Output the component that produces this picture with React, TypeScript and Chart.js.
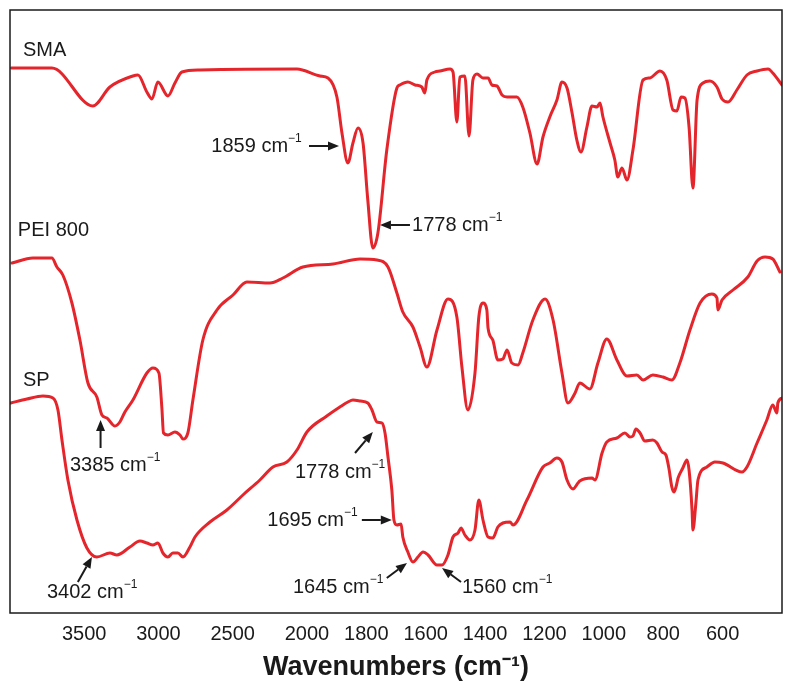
import React, { useEffect, useRef } from "react";
import { Chart, registerables } from "chart.js";
Chart.register(...registerables);

// Wavenumber axis: above 2000 cm-1 the scale is compressed by a factor of two.
const BREAK_WN = 2000;
const X_LEFT_WN = 4000;
const X_RIGHT_WN = 400;
const TICK_WAVENUMBERS = [3500, 3000, 2500, 2000, 1800, 1600, 1400, 1200, 1000, 800, 600];
const Y_MIN = 0;
const Y_MAX = 603;

// [wavenumber (cm-1), transmittance (a.u., offset)]
const SMA: [number, number][] = [
  [3990, 545], [3718, 545], [3442, 507], [3327, 526], [3172, 537], [3138, 538], [3078, 521], [3044, 514],
  [3004, 531], [2936, 517], [2889, 530], [2842, 541], [2721, 543], [2067, 544], [1956, 537], [1929, 535],
  [1899, 516], [1882, 480], [1862, 450], [1845, 470], [1828, 485], [1811, 470], [1795, 413], [1778, 365],
  [1761, 380], [1731, 463], [1697, 525], [1687, 528], [1660, 531], [1636, 528], [1613, 526], [1603, 520],
  [1596, 533], [1569, 541], [1552, 542], [1518, 544], [1508, 541], [1495, 491], [1485, 536], [1468, 537],
  [1454, 477], [1441, 533], [1427, 539], [1407, 535], [1390, 535], [1377, 528], [1360, 527], [1343, 518],
  [1326, 516], [1293, 516], [1273, 506], [1249, 480], [1225, 449], [1205, 476], [1182, 496], [1158, 513],
  [1141, 531], [1124, 525], [1107, 500], [1091, 473], [1077, 461], [1057, 486], [1040, 507], [1023, 506],
  [1013, 510], [1003, 496], [979, 470], [963, 453], [953, 436], [939, 445], [922, 433], [902, 463],
  [868, 533], [845, 535], [811, 542], [788, 533], [767, 503], [754, 502], [740, 516], [727, 515],
  [713, 486], [700, 425], [686, 513], [666, 530], [643, 532], [619, 526], [602, 514], [582, 511],
  [552, 523], [518, 538], [484, 542], [447, 544], [431, 540], [400, 528],
];

const PEI800: [number, number][] = [
  [3987, 350], [3846, 355], [3718, 355], [3684, 346], [3644, 338], [3583, 310], [3529, 273], [3475, 230],
  [3415, 216], [3381, 198], [3347, 195], [3293, 187], [3260, 191], [3226, 201], [3172, 213], [3078, 240],
  [3037, 245], [2997, 240], [2977, 205], [2966, 180], [2936, 178], [2889, 181], [2855, 178], [2835, 174],
  [2802, 180], [2768, 213], [2701, 273], [2606, 303], [2498, 318], [2404, 331], [2249, 330], [2162, 335],
  [2027, 346], [1912, 349], [1821, 354], [1764, 353], [1727, 346], [1697, 320], [1677, 301], [1643, 286],
  [1619, 266], [1596, 246], [1562, 283], [1525, 314], [1495, 296], [1478, 246], [1458, 203], [1434, 240],
  [1421, 296], [1407, 310], [1394, 303], [1390, 285], [1374, 273], [1357, 253], [1340, 254], [1326, 263],
  [1310, 250], [1289, 248], [1273, 260], [1239, 293], [1198, 314], [1171, 293], [1141, 240], [1121, 210],
  [1097, 220], [1081, 230], [1047, 224], [1020, 250], [990, 274], [956, 253], [922, 237], [889, 238],
  [868, 233], [835, 238], [801, 236], [771, 233], [744, 250], [710, 283], [676, 310], [636, 319],
  [619, 315], [616, 303], [602, 313], [565, 323], [515, 336], [484, 352], [457, 356], [431, 354],
  [407, 341],
];

const SP: [number, number][] = [
  [3995, 210], [3886, 214], [3778, 217], [3711, 215], [3677, 203], [3650, 173], [3610, 133], [3549, 93],
  [3482, 65], [3415, 56], [3327, 60], [3280, 58], [3192, 66], [3125, 72], [3078, 70], [3037, 68],
  [3004, 70], [2970, 60], [2936, 56], [2903, 60], [2869, 60], [2835, 56], [2788, 66], [2754, 76],
  [2653, 91], [2539, 103], [2431, 118], [2317, 133], [2229, 146], [2135, 151], [2067, 163], [2000, 181],
  [1933, 197], [1889, 206], [1862, 211], [1845, 213], [1820, 212], [1795, 210], [1781, 203], [1764, 191],
  [1747, 190], [1737, 180], [1727, 156], [1714, 123], [1707, 93], [1697, 88], [1683, 89], [1677, 76],
  [1660, 61], [1643, 51], [1626, 56], [1609, 61], [1592, 58], [1562, 48], [1545, 48], [1525, 58],
  [1508, 76], [1491, 80], [1481, 85], [1468, 78], [1451, 73], [1434, 83], [1421, 113], [1407, 93],
  [1390, 76], [1374, 75], [1357, 86], [1340, 90], [1316, 91], [1306, 88], [1259, 113], [1205, 146],
  [1182, 150], [1158, 155], [1141, 151], [1124, 133], [1104, 124], [1087, 130], [1081, 132], [1040, 135],
  [1030, 133], [1006, 160], [990, 171], [956, 175], [929, 180], [912, 176], [902, 177], [892, 184],
  [878, 180], [862, 172], [835, 173], [821, 170], [804, 161], [791, 158], [781, 145], [771, 126],
  [764, 121], [757, 126], [750, 135], [734, 145], [720, 153], [713, 143], [703, 103], [700, 83],
  [690, 110], [683, 133], [653, 146], [626, 151], [599, 150], [535, 141], [518, 146], [484, 170],
  [451, 193], [431, 208], [417, 200], [414, 210], [400, 215],
];

const SERIES_NAMES = ["SMA", "PEI 800", "SP"];
// [wavenumber, value] of the left/middle of each series name
const SERIES_NAME_POS: [number, number][] = [[3913, 563], [3947, 383], [3913, 233]];

type Ann = { num: string; align: "left" | "right"; tx: number; ty: number; from: [number, number]; to: [number, number] };
const ANNOTATIONS: Ann[] = [
  { num: "1859", align: "right", tx: 2035, ty: 467, from: [1993, 467], to: [1892, 467] },
  { num: "1778", align: "left", tx: 1646, ty: 388, from: [1653, 388], to: [1754, 388] },
  { num: "3385", align: "left", tx: 3596, ty: 148, from: [3390, 165], to: [3390, 193] },
  { num: "1778", align: "left", tx: 2081, ty: 141, from: [1838, 160], to: [1778, 181] },
  { num: "1695", align: "right", tx: 1829, ty: 93, from: [1815, 93], to: [1714, 93] },
  { num: "1645", align: "left", tx: 2094, ty: 26, from: [1731, 35], to: [1663, 50] },
  { num: "3402", align: "left", tx: 3751, ty: 21, from: [3543, 31], to: [3448, 56] },
  { num: "1560", align: "left", tx: 1478, ty: 26, from: [1481, 31], to: [1545, 45] },
];
const UNIT = " cm";
const UNIT_SUP = "\u22121";

function toAxis(w: number) {
  return w > BREAK_WN ? BREAK_WN + (w - BREAK_WN) / 2 : w;
}
function fromAxis(t: number) {
  return t > BREAK_WN ? BREAK_WN + (t - BREAK_WN) * 2 : t;
}

const FONT = '"Liberation Sans", Arial, sans-serif';
const RED = "#e4252b";
const INK = "#1a1a1a";

const overlayPlugin = {
  id: "overlay",
  afterDraw(chart: any) {
    const { ctx, chartArea: a, scales } = chart;
    const xs = scales.x;
    const ys = scales.y;
    const px = (w: number) => xs.getPixelForValue(toAxis(w));
    const py = (v: number) => ys.getPixelForValue(v);
    ctx.save();
    ctx.strokeStyle = INK;
    ctx.lineWidth = 1.5;
    ctx.strokeRect(a.left, a.top, a.right - a.left, a.bottom - a.top);

    ctx.fillStyle = INK;
    ctx.textBaseline = "middle";
    ctx.textAlign = "left";
    ctx.font = `20px ${FONT}`;
    SERIES_NAMES.forEach((n, i) => {
      const [w, v] = SERIES_NAME_POS[i];
      ctx.fillText(n, px(w), py(v));
    });

    ANNOTATIONS.forEach((an) => {
      ctx.font = `20px ${FONT}`;
      const main = an.num + UNIT;
      const mw = ctx.measureText(main).width;
      ctx.font = `12px ${FONT}`;
      const sw = ctx.measureText(UNIT_SUP).width;
      let x0 = px(an.tx);
      const y0 = py(an.ty);
      if (an.align === "right") x0 = x0 - mw - sw;
      ctx.font = `20px ${FONT}`;
      ctx.fillText(main, x0, y0);
      ctx.font = `12px ${FONT}`;
      ctx.fillText(UNIT_SUP, x0 + mw, y0 - 7);

      const x1 = px(an.from[0]);
      const y1 = py(an.from[1]);
      const x2 = px(an.to[0]);
      const y2 = py(an.to[1]);
      const ang = Math.atan2(y2 - y1, x2 - x1);
      const hl = 11;
      const hw = 4.5;
      const bx = x2 - hl * Math.cos(ang);
      const by = y2 - hl * Math.sin(ang);
      ctx.lineWidth = 2;
      ctx.beginPath();
      ctx.moveTo(x1, y1);
      ctx.lineTo(bx, by);
      ctx.stroke();
      ctx.beginPath();
      ctx.moveTo(x2, y2);
      ctx.lineTo(bx + hw * Math.sin(ang), by - hw * Math.cos(ang));
      ctx.lineTo(bx - hw * Math.sin(ang), by + hw * Math.cos(ang));
      ctx.closePath();
      ctx.fill();
    });
    ctx.restore();
  },
};

export default function App() {
  const ref = useRef<HTMLCanvasElement | null>(null);
  useEffect(() => {
    if (!ref.current) return;
    const mk = (d: [number, number][]) => d.map(([w, v]) => ({ x: toAxis(w), y: v }));
    const ds = (label: string, d: [number, number][]) => ({
      label,
      data: mk(d),
      borderColor: RED,
      borderWidth: 3,
      pointRadius: 0,
      fill: false,
      cubicInterpolationMode: "monotone" as const,
      borderJoinStyle: "round" as const,
      borderCapStyle: "round" as const,
    });
    const chart = new Chart(ref.current, {
      type: "line",
      data: {
        datasets: [ds(SERIES_NAMES[0], SMA), ds(SERIES_NAMES[1], PEI800), ds(SERIES_NAMES[2], SP)],
      },
      options: {
        animation: false,
        responsive: false,
        layout: { padding: { left: 10, right: 12, top: 10, bottom: 0 } },
        plugins: { legend: { display: false }, tooltip: { enabled: false } },
        scales: {
          x: {
            type: "linear",
            reverse: true,
            min: toAxis(X_RIGHT_WN),
            max: toAxis(X_LEFT_WN),
            grid: { display: false, drawTicks: false },
            border: { display: false },
            afterBuildTicks: (scale: any) => {
              scale.ticks = TICK_WAVENUMBERS.map((w) => ({ value: toAxis(w) }));
            },
            afterFit: (scale: any) => {
              scale.height = 79;
            },
            ticks: {
              autoSkip: false,
              maxRotation: 0,
              padding: 9,
              color: INK,
              font: { family: FONT, size: 20 },
              callback: (value: any) => String(Math.round(fromAxis(Number(value)))),
            },
            title: {
              display: true,
              text: "Wavenumbers (cm\u207B\u00B9)",
              color: INK,
              font: { family: FONT, size: 27, weight: "bold" },
              padding: { top: 0, bottom: 8 },
            },
          },
          y: {
            display: false,
            min: Y_MIN,
            max: Y_MAX,
          },
        },
      },
      plugins: [overlayPlugin],
    });
    return () => chart.destroy();
  }, []);
  return (
    <div style={{ position: "absolute", left: 0, top: 0, width: 794, height: 692, background: "#fff" }}>
      <canvas ref={ref} width={794} height={692} style={{ display: "block" }} />
    </div>
  );
}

▶ Given task
Repeat, word for word and with no pictures, only the lines running from the beginning of the data to the line that contains "const Y_MAX = 603;".

▶ The completed task
Output the component that produces this picture with React, TypeScript and Chart.js.
import React, { useEffect, useRef } from "react";
import { Chart, registerables } from "chart.js";
Chart.register(...registerables);

// Wavenumber axis: above 2000 cm-1 the scale is compressed by a factor of two.
const BREAK_WN = 2000;
const X_LEFT_WN = 4000;
const X_RIGHT_WN = 400;
const TICK_WAVENUMBERS = [3500, 3000, 2500, 2000, 1800, 1600, 1400, 1200, 1000, 800, 600];
const Y_MIN = 0;
const Y_MAX = 603;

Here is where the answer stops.